Exercise requirements -> Print word for word the first line of the listing below and every line after it, through the line with "14, 16, 18];". Leave out the pictures and the rest.

Data block ->
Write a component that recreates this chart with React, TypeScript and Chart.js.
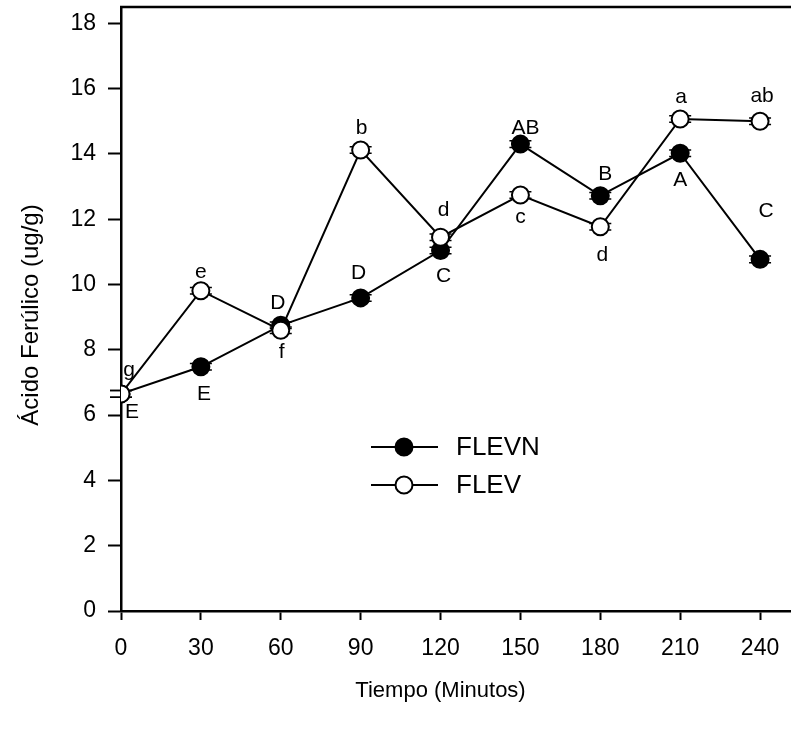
import React, { useEffect, useRef } from "react";
import { Chart, registerables } from "chart.js";

Chart.register(...registerables);

const times = [0, 30, 60, 90, 120, 150, 180, 210, 240];
const flevnValues = [6.65, 7.48, 8.75, 9.59, 11.04, 14.3, 12.72, 14.02, 10.77];
const flevValues = [6.65, 9.81, 8.6, 14.12, 11.45, 12.74, 11.77, 15.07, 15.0];
const flevnErrors = [0.1, 0.1, 0.1, 0.1, 0.1, 0.1, 0.1, 0.1, 0.1];
const flevErrors = [0.1, 0.1, 0.1, 0.1, 0.1, 0.1, 0.1, 0.1, 0.1];
const flevnLetters = ["E", "E", "D", "D", "C", "AB", "B", "A", "C"];
const flevLetters = ["g", "e", "f", "b", "d", "c", "d", "a", "ab"];
const xTickValues = [0, 30, 60, 90, 120, 150, 180, 210, 240];
const yTickValues = [0, 2, 4, 6, 8, 10, 12, 14, 16, 18];

// label offsets in px (style, not data)
const flevnLabelOffsets = [
  [11, 18], [3, 27], [-3, -22], [-2, -25], [3, 26], [5, -16], [5, -22], [0, 27], [6, -48],
];
const flevLabelOffsets = [
  [8, -24], [0, -19], [1, 22], [1, -22], [3, -27], [0, 22], [2, 28], [1, -22], [2, -25],
];

const FONT = "Arial, 'Liberation Sans', sans-serif";
const CANVAS_W = 800;
const CANVAS_H = 738;
const VIEW_W = 791;

export default function App() {
  const ref = useRef<HTMLCanvasElement | null>(null);

  useEffect(() => {
    const canvas = ref.current;
    if (!canvas) return;

    const extras = {
      id: "extras",
      beforeDatasetsDraw(chart: any) {
        const ctx = chart.ctx;
        const xs = chart.scales.x;
        const ys = chart.scales.y;
        ctx.save();
        ctx.strokeStyle = "#000";
        ctx.lineWidth = 1.5;
        const drawErr = (vals: number[], errs: number[]) => {
          vals.forEach((v, i) => {
            const px = xs.getPixelForValue(times[i]);
            const y1 = ys.getPixelForValue(v + errs[i]);
            const y2 = ys.getPixelForValue(v - errs[i]);
            ctx.beginPath();
            ctx.moveTo(px, y1);
            ctx.lineTo(px, y2);
            ctx.moveTo(px - 11, y1);
            ctx.lineTo(px + 11, y1);
            ctx.moveTo(px - 11, y2);
            ctx.lineTo(px + 11, y2);
            ctx.stroke();
          });
        };
        drawErr(flevnValues, flevnErrors);
        drawErr(flevValues, flevErrors);
        ctx.restore();
      },
      afterDatasetsDraw(chart: any) {
        const ctx = chart.ctx;
        const xs = chart.scales.x;
        const ys = chart.scales.y;
        const ca = chart.chartArea;
        ctx.save();
        // top border
        ctx.strokeStyle = "#000";
        ctx.lineWidth = 2.5;
        ctx.beginPath();
        ctx.moveTo(ca.left - 1, ca.top);
        ctx.lineTo(ca.right, ca.top);
        ctx.stroke();

        // point letters
        ctx.fillStyle = "#000";
        ctx.font = `21px ${FONT}`;
        ctx.textAlign = "center";
        ctx.textBaseline = "middle";
        flevnValues.forEach((v, i) => {
          const px = xs.getPixelForValue(times[i]);
          const py = ys.getPixelForValue(v);
          ctx.fillText(flevnLetters[i], px + flevnLabelOffsets[i][0], py + flevnLabelOffsets[i][1]);
        });
        flevValues.forEach((v, i) => {
          const px = xs.getPixelForValue(times[i]);
          const py = ys.getPixelForValue(v);
          ctx.fillText(flevLetters[i], px + flevLabelOffsets[i][0], py + flevLabelOffsets[i][1]);
        });

        // legend
        const legendItems = [
          { label: "FLEVN", fill: "#000", y: 447 },
          { label: "FLEV", fill: "#fff", y: 485 },
        ];
        legendItems.forEach((it) => {
          ctx.strokeStyle = "#000";
          ctx.lineWidth = 2;
          ctx.beginPath();
          ctx.moveTo(371, it.y);
          ctx.lineTo(438, it.y);
          ctx.stroke();
          ctx.beginPath();
          ctx.arc(404, it.y, 8.5, 0, Math.PI * 2);
          ctx.fillStyle = it.fill;
          ctx.fill();
          ctx.stroke();
          ctx.fillStyle = "#000";
          ctx.font = `26px ${FONT}`;
          ctx.textAlign = "left";
          ctx.textBaseline = "middle";
          ctx.fillText(it.label, 456, it.y + 1);
        });

        // axis titles
        ctx.font = `22px ${FONT}`;
        ctx.textAlign = "center";
        ctx.textBaseline = "middle";
        ctx.fillText("Tiempo (Minutos)", xs.getPixelForValue(120), 691);
        ctx.save();
        ctx.font = `24px ${FONT}`;
        ctx.translate(31, 315);
        ctx.rotate(-Math.PI / 2);
        ctx.fillText("Ácido Ferúlico (ug/g)", 0, 0);
        ctx.restore();
        ctx.restore();
      },
      afterDraw(chart: any) {
        // keep the right side open (no frame on the right)
        const ctx = chart.ctx;
        const ca = chart.chartArea;
        ctx.save();
        ctx.fillStyle = "#fff";
        ctx.fillRect(VIEW_W - 4, ca.top + 2, CANVAS_W, ca.bottom - ca.top - 4);
        ctx.restore();
      },
    };

    const chart = new Chart(canvas, {
      type: "line",
      data: {
        datasets: [
          {
            label: "FLEV",
            data: times.map((t, i) => ({ x: t, y: flevValues[i] })),
            borderColor: "#000",
            borderWidth: 2,
            backgroundColor: "#fff",
            pointBackgroundColor: "#fff",
            pointBorderColor: "#000",
            pointBorderWidth: 2,
            pointRadius: 8.5,
            tension: 0,
            order: 0,
          },
          {
            label: "FLEVN",
            data: times.map((t, i) => ({ x: t, y: flevnValues[i] })),
            borderColor: "#000",
            borderWidth: 2,
            backgroundColor: "#000",
            pointBackgroundColor: "#000",
            pointBorderColor: "#000",
            pointBorderWidth: 2,
            pointRadius: 8.5,
            tension: 0,
            order: 1,
          },
        ],
      },
      options: {
        responsive: false,
        animation: false,
        devicePixelRatio: 1,
        layout: { autoPadding: false, padding: { top: 7, left: 0, right: 0, bottom: 0 } },
        plugins: {
          legend: { display: false },
          tooltip: { enabled: false },
          title: { display: false },
        },
        scales: {
          x: {
            type: "linear",
            min: 0,
            max: 255,
            afterFit: (s: any) => {
              s.height = 127;
              s.paddingLeft = 0;
              s.paddingRight = 0;
            },
            afterBuildTicks: (s: any) => {
              s.ticks = xTickValues.map((v) => ({ value: v }));
            },
            ticks: {
              stepSize: 30,
              includeBounds: false,
              color: "#000",
              font: { size: 23, family: FONT },
              padding: 15,
              maxRotation: 0,
              autoSkip: false,
            },
            grid: {
              drawOnChartArea: false,
              drawTicks: true,
              tickLength: 9,
              tickColor: "#000",
              tickWidth: 2,
            },
            border: { color: "#000", width: 2.5 },
          },
          y: {
            type: "linear",
            min: 0,
            max: 18.5,
            afterFit: (s: any) => {
              s.width = 121;
              s.paddingTop = 0;
              s.paddingBottom = 0;
            },
            afterBuildTicks: (s: any) => {
              s.ticks = yTickValues.map((v) => ({ value: v }));
            },
            ticks: {
              stepSize: 2,
              includeBounds: false,
              color: "#000",
              font: { size: 23, family: FONT },
              padding: 12,
              autoSkip: false,
            },
            grid: {
              drawOnChartArea: false,
              drawTicks: true,
              tickLength: 13,
              tickColor: "#000",
              tickWidth: 2,
            },
            border: { color: "#000", width: 2.5 },
          },
        },
      },
      plugins: [extras],
    } as any);

    return () => chart.destroy();
  }, []);

  return (
    <div style={{ position: "fixed", left: 0, top: 0, width: VIEW_W, height: 738, overflow: "hidden" }}>
      <canvas
        ref={ref}
        width={CANVAS_W}
        height={CANVAS_H}
        style={{ display: "block", width: CANVAS_W, height: CANVAS_H }}
      />
    </div>
  );
}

Completed exercise ->
Write a component that recreates this chart with React, TypeScript and Chart.js.
import React, { useEffect, useRef } from "react";
import { Chart, registerables } from "chart.js";

Chart.register(...registerables);

const times = [0, 30, 60, 90, 120, 150, 180, 210, 240];
const flevnValues = [6.65, 7.48, 8.75, 9.59, 11.04, 14.3, 12.72, 14.02, 10.77];
const flevValues = [6.65, 9.81, 8.6, 14.12, 11.45, 12.74, 11.77, 15.07, 15.0];
const flevnErrors = [0.1, 0.1, 0.1, 0.1, 0.1, 0.1, 0.1, 0.1, 0.1];
const flevErrors = [0.1, 0.1, 0.1, 0.1, 0.1, 0.1, 0.1, 0.1, 0.1];
const flevnLetters = ["E", "E", "D", "D", "C", "AB", "B", "A", "C"];
const flevLetters = ["g", "e", "f", "b", "d", "c", "d", "a", "ab"];
const xTickValues = [0, 30, 60, 90, 120, 150, 180, 210, 240];
const yTickValues = [0, 2, 4, 6, 8, 10, 12, 14, 16, 18];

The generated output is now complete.